A run-around was monumental deal. I’m a better art director because of this training.
But the other duty that I was in charge of was the stat camera. It was a beast. We had a PosOne machine that was all-included, the camera and processing unit were all in one. It was in a special room that smelled of chemicals-dev, fix and other caustic stuff. A slight wiff of weed too.
Once you had hand cut and pasted the headline, a photostat was made for the paste up. Fucking magic. Once Letraset came around, you could typeset anything yourself. This camera had a platen at one end for the original art work and a creepy pair of holes on the other end for the photo paper vault and viewing glass. You put the paper on the glass, dialed in the %, exposed and then fed the paper into a slot in the vault. Minutes later a perfect photostat would come out the the other end.
Art directors would bring me their type and I’d size it for them. It was busy work and keeping on on the supplies was a weekly hassle.

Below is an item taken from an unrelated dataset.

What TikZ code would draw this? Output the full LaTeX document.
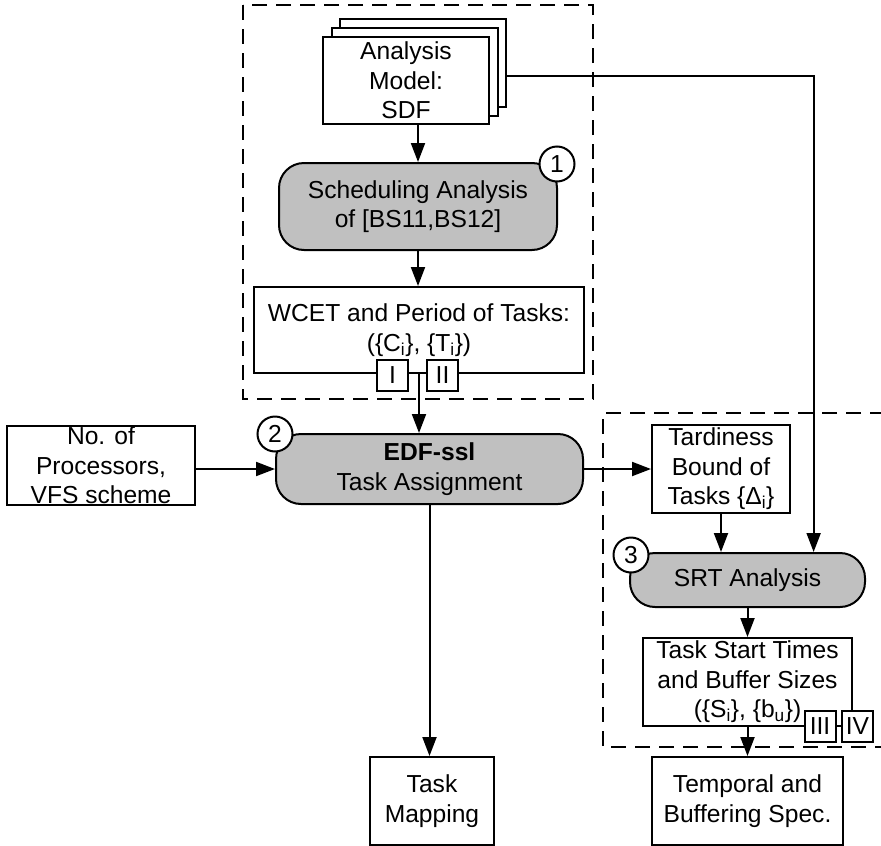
\documentclass[tikz,border=0pt]{standalone}
\usepackage{fontspec}
\setmainfont{Liberation Sans}
\usetikzlibrary{arrows.meta,calc}
\definecolor{boxgray}{RGB}{192,192,192}
\begin{document}
\begin{tikzpicture}[x=1pt,y=-1pt,
  every node/.style={font=\fontsize{24.6pt}{29.5pt}\selectfont, inner sep=0pt, align=center},
  plain/.style={draw, line width=2pt, fill=white, rectangle},
  proc/.style={draw, line width=2pt, fill=boxgray, rounded corners=25pt},
  tag/.style={draw, line width=2pt, fill=white, circle, minimum size=35pt},
  mark box/.style={draw, line width=2pt, fill=white, minimum width=31pt, minimum height=31pt},
  conn/.style={line width=2pt, -{Triangle[length=19pt,width=14pt]}},
  grp/.style={line width=2pt, dash pattern=on 15pt off 9pt}
]
\useasboundingbox (0,0) rectangle (881,846);

% group boxes
\draw[grp] (243,5) rectangle (593,399);
\draw[grp] (885,413) -- (603,413) -- (603,747) -- (885,747);

% analysis model stack
\node[plain, minimum width=166pt, minimum height=88pt] (stack3) at (423,63) {};
\node[plain, minimum width=166pt, minimum height=88pt] (stack2) at (414.5,72) {};
\node[plain, minimum width=166pt, minimum height=87pt] (amodel) at (406,80.5) {Analysis\\Model:\\SDF};

\node[proc, minimum width=278pt, minimum height=87pt] (sched) at (418,206.5) {Scheduling Analysis\\of [BS11,BS12]};
\node[tag] (c1) at (557,164) {1};

\node[plain, minimum width=330pt, minimum height=86pt] (wcet) at (419,330) {WCET and Period of Tasks:\\(\{C\textsubscript{i}\}, \{T\textsubscript{i}\})};
\node[mark box] (bI) at (392.5,375.5) {I};
\node[mark box] (bII) at (442.5,375.5) {II};

\node[proc, minimum width=307pt, minimum height=70pt] (edf) at (429.5,469) {\textbf{EDF-ssl}\\Task Assignment};
\node[tag] (c2) at (275,434) {2};

\node[plain, minimum width=188pt, minimum height=79pt] (nproc) at (101,465.5) {No. of\\Processors,\\VFS scheme};

\node[plain, minimum width=138pt, minimum height=88pt] (tard) at (721,469) {Tardiness\\Bound of\\Tasks \{Δ\textsubscript{i}\}};

\node[proc, minimum width=235pt, minimum height=54pt] (srt) at (747.5,580) {SRT Analysis};
\node[tag] (c3) at (631,555) {3};

\node[plain, minimum width=209pt, minimum height=88pt] (tstart) at (747.5,682) {Task Start Times\\and Buffer Sizes\\(\{S\textsubscript{i}\}, \{b\textsubscript{u}\})};
\node[mark box] (bIII) at (820,726.5) {III};
\node[mark box] (bIV) at (857.5,726.5) {IV};

\node[plain, minimum width=191pt, minimum height=88pt] (temporal) at (747.5,801) {Temporal and\\Buffering Spec.};
\node[plain, minimum width=124pt, minimum height=88pt] (tmap) at (432,801) {Task\\Mapping};

% connectors
\draw[conn] (amodel.south -| sched.north) -- (sched.north);
\draw[conn] (sched.south) -- (sched.south |- wcet.north);
\draw[conn] (wcet.south) -- (wcet.south |- edf.north);
\draw[conn] (nproc.east |- edf.west) -- (edf.west);
\draw[conn] (edf.east) -- (tard.west);
\draw[conn] (edf.south) -- (edf.south |- tmap.north);
\draw[conn] (tard.south) -- (tard.south |- srt.north);
\coordinate (srtin) at ($(srt.north west)!0.779!(srt.north east)$);
\draw[conn] ([yshift=-13pt]stack3.east) -| (srtin);
\draw[conn] (srt.south) -- (tstart.north);
\draw[conn] (tstart.south) -- (temporal.north);
\end{tikzpicture}
\end{document}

One more thing I remember back in the day was my artboard. I got to order a brand new one from Commercial. I still use it to this day, laden with Macs and screens. Underneath the borcor covering, it has a thousand pushpin holes. We used push pins to hold the pasteup boards to the desk. It was squared with a tee square(now the back scratcher) and triangles. We had to inked the crop marks with rapidiographs(always 2” in of the the side of the board.) Crops, folds, key lines for photos. A lost art, gone with the type houses and color separators from a long gone time.
With the advent of the Apple Mac, everything changed. The art director had to set the type, shoot, retouch and color sep the photos and lay it all out. I should have and Adobe tattoo for the years I’ve been using their apps.
I consider myself an advertising artist because of all the hands on training I got early in my career.
I can make my Mac do just about anything. But the key to my success has been learning from everyone I worked with and keeping my skills and creative mojo fresh and up to date.
I have skills…like knowing my way around a stat camera.